REPUBLIKA.CO.ID, JAKARTA -- Peneliti dari Pusat Kajian Jaminan Sosial Universitas Indonesia Risky Kusuma Hartono mengemukakan hasil studi yang menunjukkan bahwa konsumsi rokok mempengaruhi pemenuhan gizi anggota keluarga penerima bantuan sosial (bansos) dari pemerintah. Konsumsi rokok pada rumah tangga penerima bantuan dalam Program Keluarga Harapan (PKH) rata-rata 3,5 batang per kapita per minggu dan pada rumah tangga penerima bantuan beras sejahtera sampai 4,5 batang per kapita per minggu.
Menurut hasil studi, Risky mengatakan, warga yang menerima bantuan PKH memiliki peluang 11 persen lebih tinggi dari warga yang tidak menerima bantuan untuk merokok dan perilaku tersebut mempengaruhi penggunaan uang untuk memenuhi kebutuhan gizi keluarga. Risky menjelaskan bahwa menurut hasil studi, jika dibandingkan dengan keluarga yang mendapat bantuan tetapi tidak merokok, konsumsi konsumsi kalori, protein, lemak, dan karbohidrat pada keluarga penerima bantuan yang merokok jauh lebih rendah.

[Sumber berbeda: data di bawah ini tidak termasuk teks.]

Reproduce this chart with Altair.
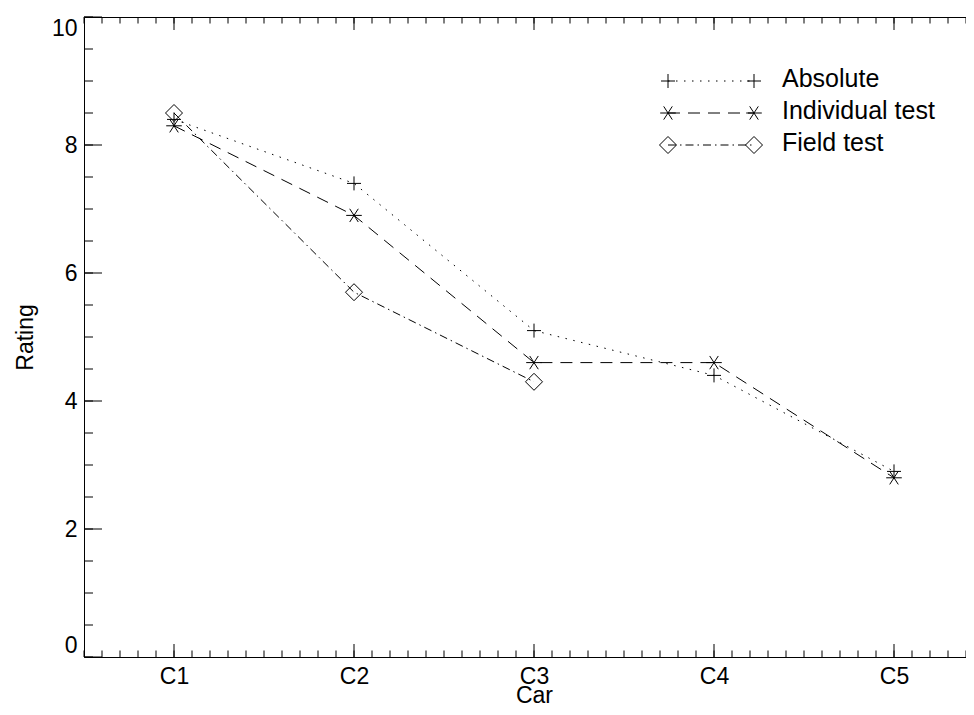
import altair as alt
import numpy as np
import pandas as pd

# ---- data ----
car_pos = [1, 2, 3, 4, 5]
car_labels = ["C1", "C2", "C3", "C4", "C5"]
series_names = ["Absolute", "Individual test", "Field test"]
absolute = [8.4, 7.4, 5.1, 4.4, 2.9]
individual = [8.3, 6.9, 4.6, 4.6, 2.8]
field = [8.5, 5.7, 4.3, None, None]
legend_rows = [9.0, 8.5, 8.0]

y_major = [0, 2, 4, 6, 8, 10]
y_minor = [round(v, 2) for v in np.arange(0, 10.01, 0.5)]
x_major = [1, 2, 3, 4, 5]
x_minor = [round(v, 2) for v in np.arange(0.5, 5.51, 0.1)]

FONT = "Liberation Sans"
W, H = 900, 640

rows = []
for name, vals in zip(series_names, [absolute, individual, field]):
    for c, v in zip(car_pos, vals):
        if v is not None:
            rows.append({"car": c, "value": v, "series": name})
df = pd.DataFrame(rows)
leg = pd.DataFrame({"series": series_names, "ly": legend_rows})

plus = "M-1,0L1,0M0,-1L0,1"
star = "M-1,0L1,0M-0.55,-0.85L0.55,0.85M-0.55,0.85L0.55,-0.85"
diamond = "M0,-1L1,0L0,1L-1,0Z"

xscale = alt.Scale(domain=[0.5, 5.5], nice=False, zero=False)
yscale = alt.Scale(domain=[0, 10], nice=False, zero=False)

dash = alt.StrokeDash("series:N", legend=None,
                      scale=alt.Scale(domain=series_names,
                                      range=[[1.5, 6.5], [12, 8], [8, 4, 1.5, 4]]))
shape = alt.Shape("series:N", legend=None,
                  scale=alt.Scale(domain=series_names, range=[plus, star, diamond]))
size = alt.Size("series:N", legend=None,
                scale=alt.Scale(domain=series_names, range=[196, 289, 169]))

xaxis = alt.Axis(values=x_major, labelExpr="'C' + datum.value", title="Car",
                 domain=False, ticks=False, grid=False, labelFont=FONT, labelFontSize=23,
                 labelColor="black", labelPadding=8, titleFont=FONT, titleFontSize=23,
                 titleFontWeight="normal", titleColor="black",
                 titleX=W / 2, titleY=45, titleBaseline="alphabetic")
yaxis = alt.Axis(values=y_major, title="Rating", domain=False, ticks=False, grid=False,
                 labelFont=FONT, labelFontSize=23, labelColor="black", labelPadding=7,
                 labelFlush=True, titleFont=FONT, titleFontSize=23,
                 titleFontWeight="normal", titleColor="black",
                 titleX=-52, titleY=H / 2, titleBaseline="alphabetic")


def X(field):
    return alt.X(field, scale=xscale, axis=xaxis)


def Y(field):
    return alt.Y(field, scale=yscale, axis=yaxis)


lines = alt.Chart(df).mark_line(color="black", strokeWidth=1).encode(
    x=X("car:Q"), y=Y("value:Q"), detail="series:N", strokeDash=dash,
)
points = alt.Chart(df).mark_point(color="black", filled=False, strokeWidth=1, opacity=1).encode(
    x=X("car:Q"), y=Y("value:Q"), shape=shape, size=size,
)

# ---- inward ticks ----
ymin_df = pd.DataFrame({"v": y_minor})
ymaj_df = pd.DataFrame({"v": y_major})
xmin_df = pd.DataFrame({"v": x_minor})
xmaj_df = pd.DataFrame({"v": x_major})


def yticks(d, length):
    left = alt.Chart(d).mark_rule(color="black", strokeWidth=1).encode(
        y=Y("v:Q"), x=alt.value(0), x2=alt.value(length))
    right = alt.Chart(d).mark_rule(color="black", strokeWidth=1).encode(
        y=Y("v:Q"), x=alt.value(W - length), x2=alt.value(W))
    return left + right


def xticks(d, length):
    bottom = alt.Chart(d).mark_rule(color="black", strokeWidth=1).encode(
        x=X("v:Q"), y=alt.value(H), y2=alt.value(H - length))
    top = alt.Chart(d).mark_rule(color="black", strokeWidth=1).encode(
        x=X("v:Q"), y=alt.value(0), y2=alt.value(length))
    return bottom + top


ticks = yticks(ymin_df, 9) + yticks(ymaj_df, 18) + xticks(xmin_df, 6.5) + xticks(xmaj_df, 13)

# ---- legend ----
LX1, LX2, LT = 584, 670, 698
leg_line = alt.Chart(leg).mark_rule(color="black", strokeWidth=1).encode(
    y=Y("ly:Q"), x=alt.value(LX1), x2=alt.value(LX2), strokeDash=dash)
leg_p1 = alt.Chart(leg).mark_point(color="black", filled=False, strokeWidth=1, opacity=1).encode(
    y=Y("ly:Q"), x=alt.value(LX1), shape=shape, size=size)
leg_p2 = alt.Chart(leg).mark_point(color="black", filled=False, strokeWidth=1, opacity=1).encode(
    y=Y("ly:Q"), x=alt.value(LX2), shape=shape, size=size)
leg_text = alt.Chart(leg).mark_text(align="left", baseline="middle", font=FONT,
                                    fontSize=25, color="black", dy=-2).encode(
    y=Y("ly:Q"), x=alt.value(LT), text="series:N")

chart = alt.layer(lines, points, ticks, leg_line, leg_p1, leg_p2, leg_text).properties(
    width=W, height=H,
    autosize=alt.AutoSizeParams(type="none"),
    padding={"left": 76, "top": 9, "right": -18, "bottom": 50},
    background="white",
).configure_view(stroke="black", strokeWidth=1)

chart.save("out.html", embed_options={"renderer": "svg", "actions": False})
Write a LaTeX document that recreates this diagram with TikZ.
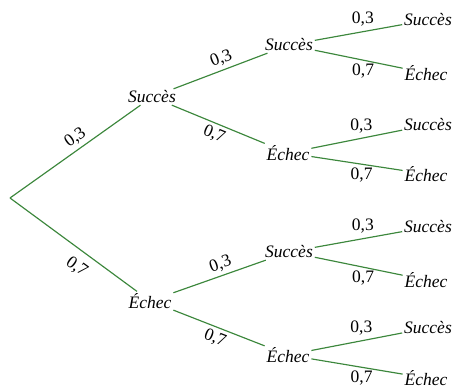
\documentclass[tikz,border=0pt]{standalone}
\usepackage{fontspec}
\setmainfont{Liberation Serif}
\usetikzlibrary{positioning}
\definecolor{treegreen}{RGB}{60,135,60}

\begin{document}
\begin{tikzpicture}[
    x=0.6pt, y=-0.6pt,
    outcome/.style={font=\fontsize{10.5}{12}\selectfont\itshape, inner sep=1pt},
    branch/.style={draw=treegreen, line width=0.7pt},
    prob/.style={font=\fontsize{10.5}{12}\selectfont, inner sep=2pt}
]
\useasboundingbox (0,0) rectangle (453,387);

% Root of the tree
\coordinate (root) at (10,198);

% First draw
\node (s_node) at (152,97) [outcome] {Succès};
\node (e_node) at (150,301) [outcome] {Échec};

% Second draw
\node (ss_node) at (289,45) [outcome] {Succès};
\node (se_node) at (288,153) [outcome] {Échec};
\node (es_node) at (289,252) [outcome] {Succès};
\node (ee_node) at (288,355) [outcome] {Échec};

% Third draw
\node (sss_node) at (428,20) [outcome] {Succès};
\node (sse_node) at (426,73) [outcome] {Échec};
\node (ses_node) at (428,125) [outcome] {Succès};
\node (see_node) at (426,174) [outcome] {Échec};
\node (ess_node) at (428,227) [outcome] {Succès};
\node (ese_node) at (426,280) [outcome] {Échec};
\node (ees_node) at (428,328) [outcome] {Succès};
\node (eee_node) at (426,378) [outcome] {Échec};

% Branches
\draw [branch] (root) -- node[prob, sloped, above, pos=0.55] {0,3} (s_node);
\draw [branch] (root) -- node[prob, sloped, below=3pt, pos=0.6] {0,7} (e_node);

\draw [branch] (s_node) -- node[prob, sloped, above, pos=0.55] {0,3} (ss_node);
\draw [branch] (s_node) -- node[prob, sloped, below, pos=0.5] {0,7} (se_node);
\draw [branch] (e_node) -- node[prob, sloped, above, pos=0.55] {0,3} (es_node);
\draw [branch] (e_node) -- node[prob, sloped, below, pos=0.5] {0,7} (ee_node);

\draw [branch] (ss_node) -- node[prob, above=1pt, pos=0.55] {0,3} (sss_node);
\draw [branch] (ss_node) -- node[prob, below, pos=0.55] {0,7} (sse_node);
\draw [branch] (se_node) -- node[prob, above=1pt, pos=0.55] {0,3} (ses_node);
\draw [branch] (se_node) -- node[prob, below, pos=0.55] {0,7} (see_node);
\draw [branch] (es_node) -- node[prob, above=1pt, pos=0.55] {0,3} (ess_node);
\draw [branch] (es_node) -- node[prob, below, pos=0.55] {0,7} (ese_node);
\draw [branch] (ee_node) -- node[prob, above=1pt, pos=0.55] {0,3} (ees_node);
\draw [branch] (ee_node) -- node[prob, below, pos=0.55] {0,7} (eee_node);

\end{tikzpicture}
\end{document}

"Pengendalian perilaku merokok pada keluarga penerima bantuan sosial harus diatur lebih tegas agar penggunaannya tidak digunakan untuk membeli rokok, sehingga konsumsi gizi keluarga lebih tercukupi," kata Risky pada "Sosialisasi Pemahaman Hubungan Perilaku Merokok dan Stunting"yang diikuti secara daring dari Jakarta, Kamis (20/1/2022).
"Kita memerlukan denormalisasi perilaku merokok pada keluarga," kata dia.

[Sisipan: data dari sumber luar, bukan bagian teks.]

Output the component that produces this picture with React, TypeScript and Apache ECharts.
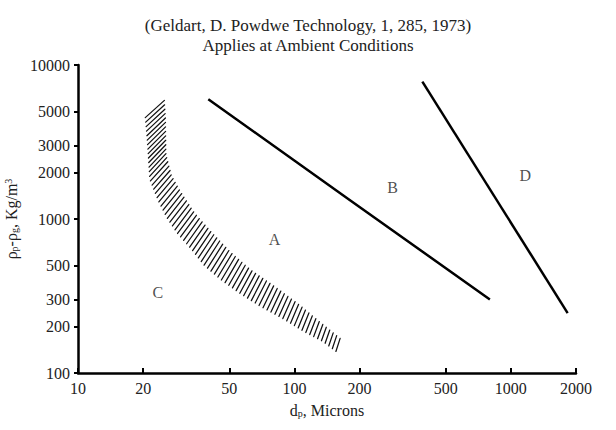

Dia menyarankan, Badan Kependudukan dan Keluarga Berencana Nasional (BKKBN) selaku ketua tim percepatan penurunan stunting melakukan intervensi untuk mengatasi pengaruh perilaku merokok dalam keluarga, yang bisa menyebabkan kebutuhan gizi keluarga tidak tercukupi. Menurut dia, pemerintah sebaiknya juga memasukkan upaya pengendalian dampak penggunaan tembakau dalam strategi penurunan angka kasus stunting, kekurangan gizi kronis yang menyebabkan pertumbuhan terganggu sehingga anak menjadi tengkes.